New York, June 19, 2006—The Committee to Protect Journalists is alarmed by the closure of a radio station in Somalia, and the brief detention by militiamen of two of its journalists, over a report of an alleged Ethiopian incursion.
Somalia’s weakened transitional government, which is based in Baidoa, 155 miles (250 kilometers) northwest of the capital, Mogadishu, closed down the local station of Radio Shabelle on Sunday after it broadcast a report saying that 300 Ethiopian soldiers had crossed into Somalia. The station’s deputy director, Mohamed Amiin, told CPJ that Radio Shabelle in Baidoa remained off the air today.
Amiin said that militiamen, acting on the orders of the Interior Minister Col. Hassan Mohammed Nur who is known as Shatigudud, entered its Baidoa premises and detained journalists Mohamed Adawe and Ali Mohamed Saed for about eight hours. The transitional government gave no explanation for its action.
“We condemn the closure of Radio Shabelle and the detention of its journalists,” said CPJ Executive Director Ann Cooper. “The transitional government must allow Radio Shabelle to resume broadcasting in Baidoa immediately, and ensure that journalists can cover the news without fear of reprisal.”
The Associated Press said that the government was reacting to reports of the alleged incursion on Radio Shabelle, which were aired both Saturday and Sunday. Amiin said the station stood by its report that Ethiopian troops had taken up positions at Baidoa airport over the weekend.

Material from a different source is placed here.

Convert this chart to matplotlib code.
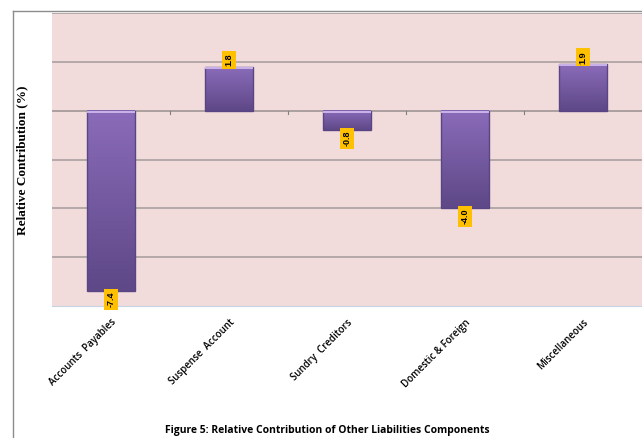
import numpy as np
import matplotlib.pyplot as plt
from matplotlib.patches import Rectangle
from matplotlib.lines import Line2D
from matplotlib.colors import LinearSegmentedColormap

categories = ['Accounts  Payables', 'Suspense  Account', 'Sundry  Creditors',
              'Domestic & Foreign', 'Miscellaneous']
values = [-7.4, 1.8, -0.8, -4.0, 1.9]

fig = plt.figure(figsize=(6.42, 4.38), dpi=100)
W, H = 642, 438

# outer frame (chart area border)
fig.add_artist(Line2D([13 / W, 13 / W], [0, 1 - 11 / H], color='#8c8c8c', lw=1))
fig.add_artist(Line2D([13 / W, 1], [1 - 11 / H, 1 - 11 / H], color='#8c8c8c', lw=1))

ax = fig.add_axes([52 / W, 1 - 306 / H, 590 / W, (306 - 13) / H])
ax.set_facecolor('#f2dcdb')

x = np.arange(len(categories))

for g in [4, 2, -2, -4, -6]:
    ax.axhline(g, color='#ab9f9f', lw=1.2, zorder=1)
ax.axhline(0, color='#9f9595', lw=1.2, zorder=1)
# small tick marks on the category axis
for b in np.arange(0.5, len(categories) - 0.5, 1):
    ax.plot([b, b], [0, -0.12], color='#808080', lw=0.8, zorder=1)

bars = ax.bar(x, values, width=0.4, color='none', edgecolor='#5a4584',
              linewidth=1.0, zorder=4)
grad = LinearSegmentedColormap.from_list('g', ['#5e4887', '#8a6bb9'])
for b, v in zip(bars, values):
    x0, w = b.get_x(), b.get_width()
    y0, y1 = min(v, 0), max(v, 0)
    ax.imshow(np.linspace(0, 1, 64).reshape(-1, 1), cmap=grad, origin='lower',
              extent=[x0, x0 + w, y0, y1], aspect='auto', zorder=3)
    # lighter bevel at the top edge
    ax.add_patch(Rectangle((x0, y1 - 0.09), w, 0.09, color='#c8b1e6',
                           zorder=4, lw=0))

for xi, v in zip(x, values):
    off = 0.02 if v > 0 else -0.02
    ax.text(xi, v + off, f'{v:.1f}', rotation=90, ha='center',
            va='bottom' if v > 0 else 'top', fontsize=6.5, fontweight='bold',
            family='Liberation Sans',
            bbox=dict(boxstyle='square,pad=0.3', fc='#ffc000', ec='none'),
            zorder=5)

ax.set_xlim(-0.5, len(categories) - 0.5)
ax.set_ylim(-8, 4)
ax.set_xticks(x)
ax.set_xticklabels(categories, rotation=45, ha='right', va='top',
                   rotation_mode='anchor', fontsize=7, fontweight='semibold',
                   family='Open Sans')
ax.tick_params(axis='x', length=0, pad=8)
ax.set_yticks([])
for s in ['top', 'left', 'right']:
    ax.spines[s].set_visible(False)
ax.spines['bottom'].set_color('#c5d3e3')

fig.text(22 / W, 1 - 160 / H, 'Relative Contribution (%)', rotation=90,
         ha='center', va='center', fontsize=9.5, fontweight='bold',
         family='Liberation Serif')
fig.text(327 / W, 1 - 431 / H,
         'Figure 5: Relative Contribution of Other Liabilities Components',
         ha='center', va='center', fontsize=7.5, fontweight='bold',
         family='Open Sans')

fig.savefig('out.png', dpi=100)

Islamists, who seized control of Mogadishu on June 6, also claimed that Ethiopian troops entered the country, according to international news reports. The Ethiopian government has denied this. President Abdullahi Yusuf’s transitional government is supported by Somalia’s neighbors, the United Nations, the United States and the European Union. Ethiopians were key power brokers in forming the transitional government in 2004.
Radio Shabelle, which is headquartered in Mogadishu, is the only station that broadcasts on FM in Baidoa, Amiin said.